There might even be the possibility of revenue expansion by tackling verticals that were previously not considered.
Always focus on whether or not this brings value to the customer, as it’ll help you narrow down whether or not the problem is worth solving in the first place.
It’s good practice for any customer-centric business to always keep this in mind.
You may not know this right at the start, but it is important to consider as you expand on the problem statement.
Often smaller tasks will spin off from an idea.
This could include some initial discovery work, like creating surveys, talking to customers, or creating a spreadsheet database with some information.
This is your opportunity to log all the tasks involved to drive this idea forward. When you have a retrospective, it’ll give you a chance to understand all the work involved (and also potentially what worked, and what didn’t work!)
If there’s any external documentation — perhaps those surveys, spreadsheets and interview docs that may have been created as a result, this is your opportunity to link to them.
This problem outline is your source of truth, so be sure to link all relevant documents in this space.
Alongside the problem to solve and the hypothesis, this is probably one of the most important parts of this problem satement.

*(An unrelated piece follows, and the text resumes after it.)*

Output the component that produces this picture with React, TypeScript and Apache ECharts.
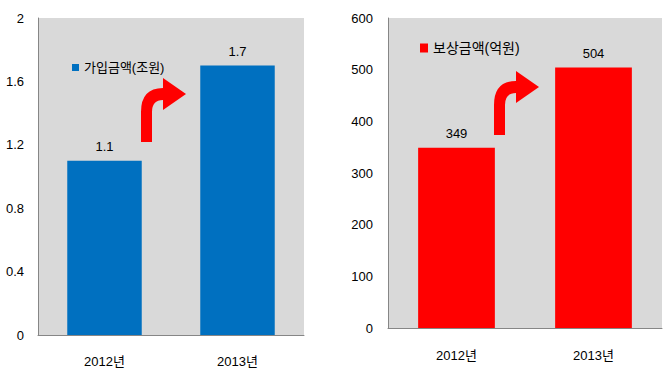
import React, { useEffect, useRef } from "react";
import * as echarts from "echarts";

const categories = ["2012년", "2013년"];
const joinAmount = [1.1, 1.7];
const payAmount = [349, 504];
const joinName = "가입금액(조원)";
const payName = "보상금액(억원)";

const FONT = "Liberation Sans, Arial, 'Noto Sans CJK KR', sans-serif";

let registered = false;
function registerArrow() {
  if (registered) return;
  registered = true;
  const d =
    "M0 0 L0 -30 Q0 -54 22 -54 L22 -64 L45 -48 L22 -32 L22 -42 Q11 -42 11 -30 L11 0 Z";
  echarts.graphic.registerShape("turnArrow", echarts.graphic.extendPath(d, {}) as any);
}

export default function App() {
  const ref = useRef<HTMLDivElement>(null);
  useEffect(() => {
    registerArrow();
    document.body.style.margin = "0";
    const chart = echarts.init(ref.current!, null, { renderer: "svg" });
    const axisLine = { show: true, lineStyle: { color: "#868686", width: 1 } };
    const yLabel = (margin: number) => ({ color: "#000", fontSize: 13, fontFamily: FONT, margin });
    chart.setOption({
      animation: false,
      backgroundColor: "#fff",
      grid: [
        { left: 38, top: 18, width: 266, height: 317, show: true, backgroundColor: "#D9D9D9", borderWidth: 0 },
        { left: 388, top: 18, width: 274, height: 310, show: true, backgroundColor: "#D9D9D9", borderWidth: 0 },
      ],
      legend: [
        {
          data: [joinName],
          left: 67,
          top: 56,
          icon: "rect",
          itemWidth: 7,
          itemHeight: 7,
          textStyle: { fontSize: 13, color: "#000", fontFamily: FONT },
        },
        {
          data: [payName],
          left: 415,
          top: 36,
          icon: "rect",
          itemWidth: 8,
          itemHeight: 9,
          textStyle: { fontSize: 14, color: "#000", fontFamily: FONT },
        },
      ],
      xAxis: [
        {
          type: "category",
          gridIndex: 0,
          data: categories,
          axisLine,
          axisTick: { show: false },
          axisLabel: { color: "#000", fontSize: 13, fontFamily: FONT, margin: 20 },
        },
        {
          type: "category",
          gridIndex: 1,
          data: categories,
          axisLine,
          axisTick: { show: false },
          axisLabel: { color: "#000", fontSize: 13, fontFamily: FONT, margin: 21 },
        },
      ],
      yAxis: [
        {
          type: "value",
          gridIndex: 0,
          min: 0,
          max: 2,
          interval: 0.4,
          axisLine,
          axisTick: { show: false },
          splitLine: { show: false },
          axisLabel: yLabel(14),
        },
        {
          type: "value",
          gridIndex: 1,
          min: 0,
          max: 600,
          interval: 100,
          axisLine,
          axisTick: { show: false },
          splitLine: { show: false },
          axisLabel: yLabel(15),
        },
      ],
      series: [
        {
          type: "bar",
          name: joinName,
          xAxisIndex: 0,
          yAxisIndex: 0,
          data: joinAmount,
          barWidth: "56%",
          itemStyle: { color: "#0070C0" },
          label: { show: true, position: "top", distance: 8, color: "#000", fontSize: 13, fontFamily: FONT },
        },
        {
          type: "bar",
          name: payName,
          xAxisIndex: 1,
          yAxisIndex: 1,
          data: payAmount,
          barWidth: "56%",
          itemStyle: { color: "#FF0000" },
          label: { show: true, position: "top", distance: 8, color: "#000", fontSize: 13, fontFamily: FONT },
        },
      ],
      graphic: [
        { type: "turnArrow", x: 141, y: 142, style: { fill: "#FF0000" }, z: 100 },
        { type: "turnArrow", x: 494, y: 135, style: { fill: "#FF0000" }, z: 100 },
      ],
    });
    return () => chart.dispose();
  }, []);
  return <div ref={ref} style={{ position: "fixed", left: 0, top: 0, width: 666, height: 372 }} />;
}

If you have no way of measuring success and/or no initial base line, it is going to be tricky to identify if your efforts resulted in anything worth your while.
You will also notice at the very top of the template there are some details, like status, owner, collaborators, impact and effort.
This template itself is part of a much larger product backlog with a dedicated workflow, so for organizational purposes it’s good to have these handy.
If you’re using a database, it’ll be easy to query certain data, like all ideas that have been reviewed and can be moved forward in the pipeline.
Having a simple template like this one gets your entire team — not just product — to think about outcomes and problems to solve.
It changes the conversation from “let’s work on this solution” to “do we understand what we are doing and why?” and establishes product-thinking throughout your entire organization.
This will enable your team to understand the problem and start running discovery and experimentation on it.
Once that is done, you’ll be in a position where you can decide whether this moves forward or not (and of course, why or why not.)If it does move forward, you give your team all the information they need to outline this further.
Be it with JTBD, user stories, specific technical requirements, or prototypes, your team knows what and why they are working on, what research was involved, and how the decision was made to proceed.
Is this just for product teams?
Of course not! I encourage any and all teams to use this framework to focus on outcomes. It doesn’t matter if you’re outside the product team and perhaps work in customer success or even marketing, this will definitely still help you pivot your way of thinking.